如何对其他用户进行sudo或su作为www-data

Question

I am trying to set up a webpage that runs scripts. The thing is, these scripts must be run using another user. It is not a permissions issue, I can physically run the scripts as www-data but the scripts rely on a whole framework and environment variables set by the user.

I am hoping to sudo or su to the user and run the scripts after.

The webpage calls a php file that runs:

$cmd1 = "sudo login -f otheruser";
$cmd2 = "whoami";
echo exec(escapeshellcmd($cmd1), $output, $status);
foreach($output as $line) echo "$line\n";
echo exec(escapeshellcmd($cmd2), $output, $status);
foreach($output as $line) echo "$line\n";

I have tried using both "sudo login -f otheruser" and "su - otheruser" and I set it so logins from www-data to otheruser don't require a password (/etc/pam.d/su)

The first command returns nothing, the second one returns: www-data so evidently it is not logging into the otheruser.

Any ideas on how this can be done, or alternatives of how I can run scripts as another user?

Answer 1

EDIT: So after looking at this some more, it's because of a number of things.

First off, let me say that there is most likely a better solution than giving Apache HTTPD sudoers access.

Secondly, I'm going to make some assumptions that you're using some flavor of Ubuntu if your user is www-data .

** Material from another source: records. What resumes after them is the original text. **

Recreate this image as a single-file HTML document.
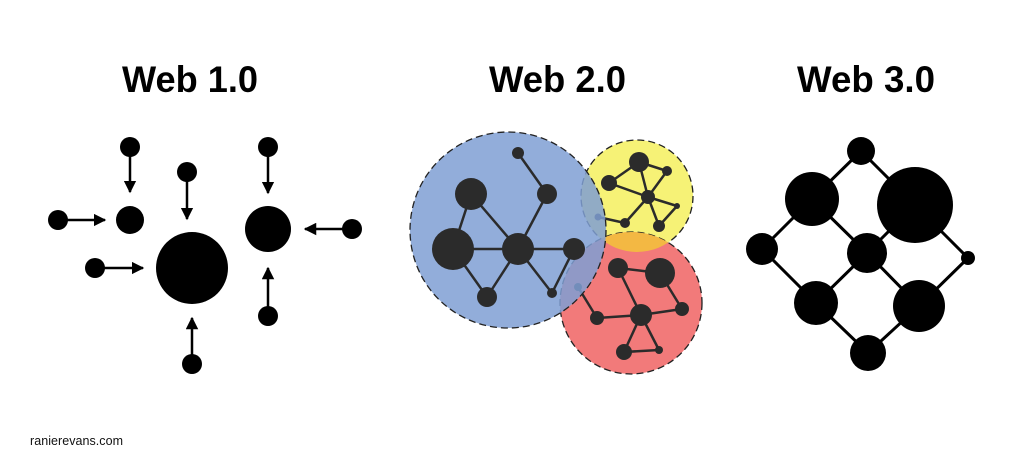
<!DOCTYPE html>
<html><head><meta charset="utf-8"><style>html,body{margin:0;padding:0;background:#fff}svg{display:block}</style></head>
<body>
<svg width="1024" height="464" viewBox="0 0 1024 464" xmlns="http://www.w3.org/2000/svg" font-family="Liberation Sans, sans-serif">
<defs>
<marker id="ah" viewBox="0 0 10 10" refX="9" refY="5" markerWidth="5" markerHeight="5" orient="auto" markerUnits="strokeWidth"><path d="M0,0 L10,5 L0,10 z" fill="#000"/></marker>
<clipPath id="yc"><circle cx="637" cy="196" r="56"/></clipPath>
</defs>
<g font-weight="bold" font-size="37" fill="#000">
<text x="122" y="92" textLength="136" lengthAdjust="spacingAndGlyphs">Web 1.0</text>
<text x="489" y="92" textLength="137" lengthAdjust="spacingAndGlyphs">Web 2.0</text>
<text x="797" y="92" textLength="138" lengthAdjust="spacingAndGlyphs">Web 3.0</text>
</g>
<text x="30" y="445" font-size="12.5" fill="#111" textLength="93">ranierevans.com</text>

<!-- Web 1.0 -->
<g fill="#000" stroke="#000" stroke-width="2.5">
<line x1="130" y1="147" x2="130" y2="192" marker-end="url(#ah)"/>
<line x1="58" y1="220" x2="105" y2="220" marker-end="url(#ah)"/>
<line x1="95" y1="268" x2="143" y2="268" marker-end="url(#ah)"/>
<line x1="187" y1="172" x2="187" y2="219" marker-end="url(#ah)"/>
<line x1="268" y1="147" x2="268" y2="193" marker-end="url(#ah)"/>
<line x1="352" y1="229" x2="305" y2="229" marker-end="url(#ah)"/>
<line x1="268" y1="316" x2="268" y2="268" marker-end="url(#ah)"/>
<line x1="192" y1="364" x2="192" y2="318" marker-end="url(#ah)"/>
</g>
<g fill="#000">
<circle cx="130" cy="147" r="10"/><circle cx="130" cy="220" r="14"/>
<circle cx="58" cy="220" r="10"/><circle cx="95" cy="268" r="10"/>
<circle cx="192" cy="268" r="36"/><circle cx="187" cy="172" r="10"/>
<circle cx="268" cy="147" r="10"/><circle cx="268" cy="229" r="23"/>
<circle cx="352" cy="229" r="10"/><circle cx="268" cy="316" r="10"/>
<circle cx="192" cy="364" r="10"/>
</g>

<!-- Web 2.0 -->
<circle cx="637" cy="196" r="56" fill="#f6f276" stroke="#222" stroke-width="1.3" stroke-dasharray="7,4"/>
<circle cx="631" cy="303" r="71" fill="#f27a7a" stroke="#222" stroke-width="1.3" stroke-dasharray="7,4"/>
<circle cx="631" cy="303" r="71" fill="#f3b843" clip-path="url(#yc)"/>
<g stroke="#2b2b2b" stroke-width="2.5">
<line x1="639" y1="162" x2="667" y2="171"/><line x1="639" y1="162" x2="609" y2="183"/>
<line x1="639" y1="162" x2="648" y2="197"/><line x1="667" y1="171" x2="648" y2="197"/>
<line x1="609" y1="183" x2="648" y2="197"/><line x1="648" y1="197" x2="677" y2="206"/>
<line x1="648" y1="197" x2="625" y2="223"/><line x1="648" y1="197" x2="659" y2="226"/>
<line x1="659" y1="226" x2="677" y2="206"/><line x1="625" y1="223" x2="598" y2="217"/>
<line x1="618" y1="268" x2="660" y2="273"/><line x1="618" y1="268" x2="641" y2="315"/>
<line x1="660" y1="273" x2="682" y2="309"/><line x1="682" y1="309" x2="641" y2="315"/>
<line x1="641" y1="315" x2="597" y2="318"/><line x1="641" y1="315" x2="624" y2="352"/>
<line x1="641" y1="315" x2="659" y2="350"/><line x1="624" y1="352" x2="659" y2="350"/>
<line x1="597" y1="318" x2="578" y2="287"/>
</g>
<g fill="#2b2b2b">
<circle cx="639" cy="162" r="10"/><circle cx="667" cy="171" r="5"/><circle cx="609" cy="183" r="8"/>
<circle cx="648" cy="197" r="7"/><circle cx="677" cy="206" r="3"/><circle cx="625" cy="223" r="5"/>
<circle cx="659" cy="226" r="6"/><circle cx="598" cy="217" r="3.5"/>
<circle cx="618" cy="268" r="10"/><circle cx="660" cy="273" r="15"/><circle cx="682" cy="309" r="7"/>
<circle cx="641" cy="315" r="11"/><circle cx="597" cy="318" r="7"/><circle cx="624" cy="352" r="8"/>
<circle cx="659" cy="350" r="4"/><circle cx="578" cy="287" r="4"/>
</g>
<circle cx="508" cy="230" r="98" fill="#7f9fd3" fill-opacity="0.85" stroke="#222" stroke-width="1.3" stroke-dasharray="7,4"/>
<g stroke="#2b2b2b" stroke-width="2.5">
<line x1="518" y1="153" x2="547" y2="194"/><line x1="547" y1="194" x2="518" y2="249"/>
<line x1="471" y1="194" x2="453" y2="249"/><line x1="471" y1="194" x2="518" y2="249"/>
<line x1="453" y1="249" x2="518" y2="249"/><line x1="518" y1="249" x2="574" y2="249"/>
<line x1="453" y1="249" x2="487" y2="297"/><line x1="487" y1="297" x2="518" y2="249"/>
<line x1="518" y1="249" x2="552" y2="293"/><line x1="552" y1="293" x2="574" y2="249"/>
</g>
<g fill="#2b2b2b">
<circle cx="518" cy="153" r="6"/><circle cx="547" cy="194" r="10"/><circle cx="471" cy="194" r="16"/>
<circle cx="453" cy="249" r="21"/><circle cx="518" cy="249" r="16"/><circle cx="574" cy="249" r="11"/>
<circle cx="487" cy="297" r="10"/><circle cx="552" cy="293" r="5"/>
</g>

<!-- Web 3.0 -->
<g stroke="#000" stroke-width="3">
<line x1="861" y1="151" x2="812" y2="199"/><line x1="861" y1="151" x2="915" y2="205"/>
<line x1="812" y1="199" x2="762" y2="249"/><line x1="812" y1="199" x2="867" y2="253"/>
<line x1="915" y1="205" x2="867" y2="253"/><line x1="915" y1="205" x2="968" y2="258"/>
<line x1="762" y1="249" x2="816" y2="303"/><line x1="867" y1="253" x2="816" y2="303"/>
<line x1="867" y1="253" x2="919" y2="306"/><line x1="968" y1="258" x2="919" y2="306"/>
<line x1="816" y1="303" x2="868" y2="353"/><line x1="919" y1="306" x2="868" y2="353"/>
</g>
<g fill="#000">
<circle cx="861" cy="151" r="14"/><circle cx="812" cy="199" r="27"/><circle cx="915" cy="205" r="38"/>
<circle cx="762" cy="249" r="16"/><circle cx="867" cy="253" r="20"/><circle cx="968" cy="258" r="7"/>
<circle cx="816" cy="303" r="22"/><circle cx="919" cy="306" r="26"/><circle cx="868" cy="353" r="18"/>
</g>
</svg>
</body></html>
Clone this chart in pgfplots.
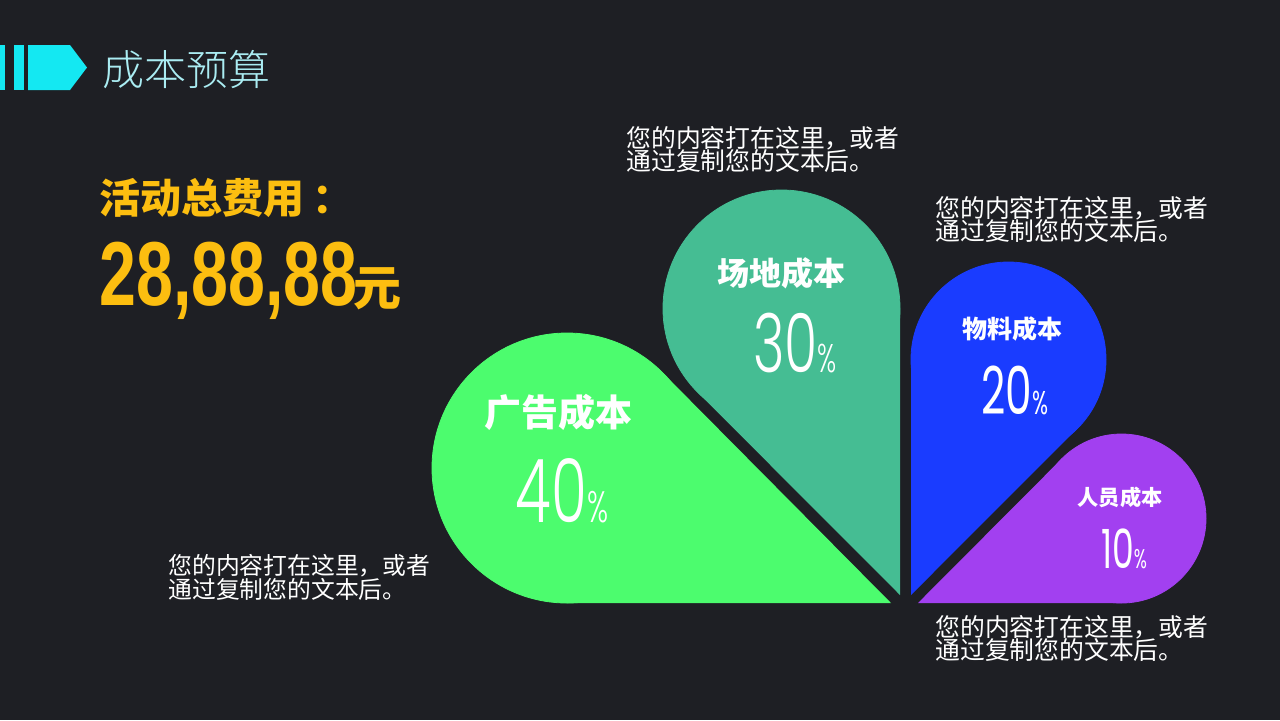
\documentclass[border=0pt]{standalone}
\usepackage{pgfplots}
\pgfplotsset{compat=1.18}
\usepackage{fontspec}
\newfontfamily\cjk{Noto Sans CJK SC}
\newfontfamily\cjklight{Noto Sans CJK SC Light}
\newfontfamily\numfont[FakeStretch=0.73]{Liberation Sans}
\newfontfamily\thinfont[FakeStretch=0.66]{Poppins Light}
\newfontfamily\regfont[FakeStretch=0.64]{Poppins}
\definecolor{bg}{RGB}{30,31,36}
\definecolor{cgreen}{RGB}{76,252,110}
\definecolor{cteal}{RGB}{69,189,147}
\definecolor{cblue}{RGB}{26,60,255}
\definecolor{cpurple}{RGB}{162,64,240}
\definecolor{cyellow}{RGB}{252,190,16}
\definecolor{ccyan}{RGB}{20,232,242}
\definecolor{ctitle}{RGB}{170,236,242}
\newcommand{\pct}[3]{{\thinfont\fontsize{#1}{#1}\selectfont #3{\fontsize{#2}{#2}\selectfont\%}}}
\newcommand{\pctr}[3]{{\regfont\fontsize{#1}{#1}\selectfont #3{\fontsize{#2}{#2}\selectfont\%}}}
\newcommand{\descA}{\cjk 您的内容打在这里，或者}
\newcommand{\descB}{\cjk 通过复制您的文本后。}
\pgfplotsset{canvas/.style={width=640pt,height=360pt,scale only axis,
  xmin=0,xmax=1280,ymin=0,ymax=720,y dir=reverse,
  hide axis,clip=false}}
\begin{document}
\begin{tikzpicture}
\begin{axis}[canvas]
\fill[bg] (axis cs:0,0) rectangle (axis cs:1280,720);
% title icon
\fill[ccyan] (axis cs:0,45) rectangle (axis cs:5,90);
\fill[ccyan] (axis cs:14,45) rectangle (axis cs:24,90);
\fill[ccyan] (axis cs:28,45) -- (axis cs:70,45) -- (axis cs:87,67.5) -- (axis cs:70,90) -- (axis cs:28,90) -- cycle;
% petals: 广告成本 40%
\addplot[draw=none,fill=cgreen] coordinates {(891,603) (567,603) (567,468) (662.5,372.5)} -- cycle;
\addplot[only marks,color=cgreen,mark=*,mark size=67.5pt,mark options={draw=cgreen,fill=cgreen}] coordinates {(567,468)};
% 场地成本 30%
\addplot[draw=none,fill=cteal] coordinates {(900,595) (900,308.5) (781.5,308.5) (697.7,392.3)} -- cycle;
\addplot[only marks,color=cteal,mark=*,mark size=59.25pt,mark options={draw=cteal,fill=cteal}] coordinates {(781.5,308.5)};
% 物料成本 20%
\addplot[draw=none,fill=cblue] coordinates {(911,595) (911,359.5) (1008.5,359.5) (1077.4,428.4)} -- cycle;
\addplot[only marks,color=cblue,mark=*,mark size=48.75pt,mark options={draw=cblue,fill=cblue}] coordinates {(1008.5,359.5)};
% 人员成本 10%
\addplot[draw=none,fill=cpurple] coordinates {(918,603) (1121.5,603) (1121.5,518.5) (1061.7,458.7)} -- cycle;
\addplot[only marks,color=cpurple,mark=*,mark size=42.25pt,mark options={draw=cpurple,fill=cpurple}] coordinates {(1121.5,518.5)};
\end{axis}
\begin{axis}[canvas]
\node[anchor=west,inner sep=0,text=ctitle] at (axis cs:102,70) {\cjklight\fontsize{21pt}{21pt}\selectfont 成本预算};
% total
\node[anchor=west,inner sep=0,text=cyellow] at (axis cs:99,198) {\cjk\bfseries\fontsize{20.5pt}{20.5pt}\selectfont 活动总费用\hspace{4pt}：};
\node[anchor=base west,inner sep=0,text=cyellow] at (axis cs:99,305) {\numfont\bfseries\fontsize{45.4pt}{45.4pt}\selectfont 28,88,88\hspace{-2pt}{\cjk\bfseries\fontsize{24pt}{24pt}\selectfont 元}};
% labels
\node[inner sep=0,text=white] at (axis cs:558,412) {\cjk\bfseries\fontsize{18.5pt}{18.5pt}\selectfont 广告成本};
\node[anchor=base,inner sep=0,text=white] at (axis cs:562,522) {\pct{44pt}{22pt}{40}};
\node[inner sep=0,text=white] at (axis cs:781,273) {\cjk\bfseries\fontsize{16pt}{16pt}\selectfont 场地成本};
\node[anchor=base,inner sep=0,text=white] at (axis cs:795,372) {\pct{40.7pt}{20pt}{30}};
\node[inner sep=0,text=white] at (axis cs:1012,329) {\cjk\bfseries\fontsize{12.5pt}{12.5pt}\selectfont 物料成本};
\node[anchor=base,inner sep=0,text=white] at (axis cs:1015,414) {\pctr{33pt}{16.5pt}{20}};
\node[inner sep=0,text=white] at (axis cs:1120,497) {\cjk\bfseries\fontsize{10.6pt}{10.6pt}\selectfont 人员成本};
\node[anchor=base,inner sep=0,text=white] at (axis cs:1124,568) {\pctr{27pt}{13.5pt}{10}};
% descriptions
\node[anchor=west,inner sep=0,text=white,font=\fontsize{12.4pt}{12.4pt}\selectfont] at (axis cs:626,138) {\descA};
\node[anchor=west,inner sep=0,text=white,font=\fontsize{12.4pt}{12.4pt}\selectfont] at (axis cs:626,161) {\descB};
\node[anchor=west,inner sep=0,text=white,font=\fontsize{12.4pt}{12.4pt}\selectfont] at (axis cs:935,208) {\descA};
\node[anchor=west,inner sep=0,text=white,font=\fontsize{12.4pt}{12.4pt}\selectfont] at (axis cs:935,231) {\descB};
\node[anchor=west,inner sep=0,text=white,font=\fontsize{11.9pt}{11.9pt}\selectfont] at (axis cs:168,566) {\descA};
\node[anchor=west,inner sep=0,text=white,font=\fontsize{11.9pt}{11.9pt}\selectfont] at (axis cs:168,589) {\descB};
\node[anchor=west,inner sep=0,text=white,font=\fontsize{12.4pt}{12.4pt}\selectfont] at (axis cs:935,627) {\descA};
\node[anchor=west,inner sep=0,text=white,font=\fontsize{12.4pt}{12.4pt}\selectfont] at (axis cs:935,650) {\descB};
\end{axis}
\end{tikzpicture}
\end{document}
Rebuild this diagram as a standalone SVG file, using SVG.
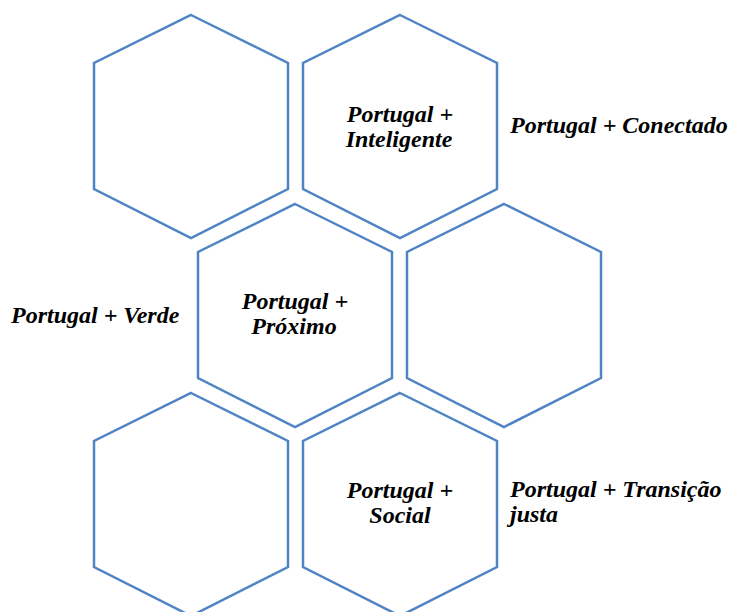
<svg xmlns="http://www.w3.org/2000/svg" width="729" height="612" viewBox="0 0 729 612">
<style>
.hex{fill:#ffffff;stroke:#4F84C4;stroke-width:2.5;stroke-linejoin:miter}
.t{font-family:"Liberation Serif","Times New Roman",serif;font-weight:bold;font-style:italic;font-size:24px;fill:#000000}
.c{text-anchor:middle}
</style>
<defs>
<polygon id="hx" points="97,0 194,48 194,174 97,223 0,174 0,48"/>
</defs>
<rect width="729" height="612" fill="#ffffff"/>
<g id="hex1"><use href="#hx" class="hex" x="94" y="15"/></g>
<g id="hex2"><use href="#hx" class="hex" x="303" y="15"/>
<text class="t c" x="400" y="122">Portugal +</text>
<text class="t c" x="399" y="147">Inteligente</text></g>
<g id="hex3"><use href="#hx" class="hex" x="198" y="204"/>
<text class="t c" x="295" y="309">Portugal +</text>
<text class="t c" x="294" y="334">Próximo</text></g>
<g id="hex4"><use href="#hx" class="hex" x="407" y="204"/></g>
<g id="hex5"><use href="#hx" class="hex" x="94" y="393"/></g>
<g id="hex6"><use href="#hx" class="hex" x="303" y="393"/>
<text class="t c" x="400" y="498">Portugal +</text>
<text class="t c" x="400" y="523">Social</text></g>
<g id="labels">
<text class="t" x="510" y="133">Portugal + Conectado</text>
<text class="t" x="11" y="323">Portugal + Verde</text>
<text class="t" x="510" y="497">Portugal + Transição</text>
<text class="t" x="510" y="522">justa</text>
</g>
<g id="connectors"></g>
</svg>
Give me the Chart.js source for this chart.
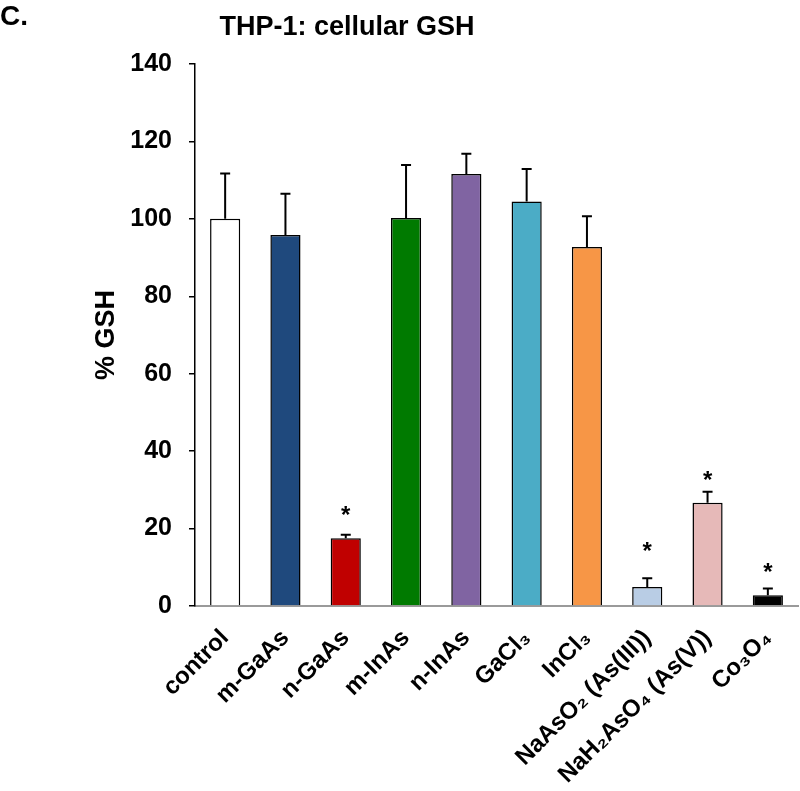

So here's how to make it work... The first place I looked was the log files. journalctl -u apache2 -f to tail the httpd log file. You'll see a lot of entries like this:

Nov 02 15:27:17 ubuntu sudo[23541]: pam_unix(sudo:auth): conversation failed
Nov 02 15:27:17 ubuntu sudo[23541]: pam_unix(sudo:auth): auth could not identify password for [www-data]
Nov 02 15:27:17 ubuntu sudo[23541]: www-data : command not allowed ; TTY=unknown ; PWD=/var/www/html ; USER=postgres ; COMMAND=/var/www/html/test2.sh

So let's first create a couple of files to test. We're going to go into this with the mindset of securing this as much as possible. So I'll create two test files, one we want to give permission to execute and one we don't.

cd /var/www/html
echo -e "#\x21/bin/bash\necho \"Running command: \$0\"\n"  | tee test.sh test2.sh
chown postgres:postgres test*.sh
chmod 700 test*.sh

Now we want to give the www-data user access to sudo . However, we only want it to be able to execute the command /var/www/html/test.sh and not /var/www/html/test2.sh . So let's create the following file:

www-data ALL=(ALL) NOPASSWD:/var/www/html/test.sh
echo 'www-data ALL=(ALL) NOPASSWD:/var/www/html/test.sh' > /etc/sudoers.d/www-data

I updated your sample PHP script a bit to give some more output:

<?php
$cmd1 = "sudo -u postgres /var/www/html/test.sh";
$cmd2 = "sudo -u postgres /var/www/html/test2.sh";
$cmd3 = "whoami";
echo "Executing command 1: $cmd1\n";
exec(escapeshellcmd($cmd1), $output, $status);
foreach($output as $line) echo "$line\n";
unset($output);
echo "\nExecuting command 2: $cmd2\n";
exec(escapeshellcmd($cmd2), $output, $status);
foreach($output as $line) echo "$line\n";
unset($output);
echo "\nExecuting command 3: $cmd3\n";
exec(escapeshellcmd($cmd3), $output, $status);
foreach($output as $line) echo "$line\n";
?>

Now, I get the following:

$ curl localhost
Executing command 1: sudo -u postgres /var/www/html/test.sh
Running command: /var/www/html/test.sh

Executing command 2: sudo -u postgres /var/www/html/test2.sh

Executing command 3: whoami
www-data

Command 2 generates no output because the www-data user doesn't have permissions to execute it. You should see the following in the log entry:

Nov 02 15:27:17 ubuntu sudo[23541]: pam_unix(sudo:auth): conversation failed
Nov 02 15:27:17 ubuntu sudo[23541]: pam_unix(sudo:auth): auth could not identify password for [www-data]
Nov 02 15:27:17 ubuntu sudo[23541]: www-data : command not allowed ; TTY=unknown ; PWD=/var/www/html ; USER=postgres ; COMMAND=/var/www/html/test2.sh

Original Answer:

I used sudo su -c and I was able to get the expected output. See the following:

$cmd1 = "sudo su -c 'whoami' postgres";
$cmd2 = "whoami";
echo exec(escapeshellcmd($cmd1), $output, $status);
foreach($output as $line) echo "$line\n";
echo exec(escapeshellcmd($cmd2), $output, $status);
foreach($output as $line) echo "$line\n";

Outputs

$ ./test.php
postgrespostgres
myuserpostgres
myuser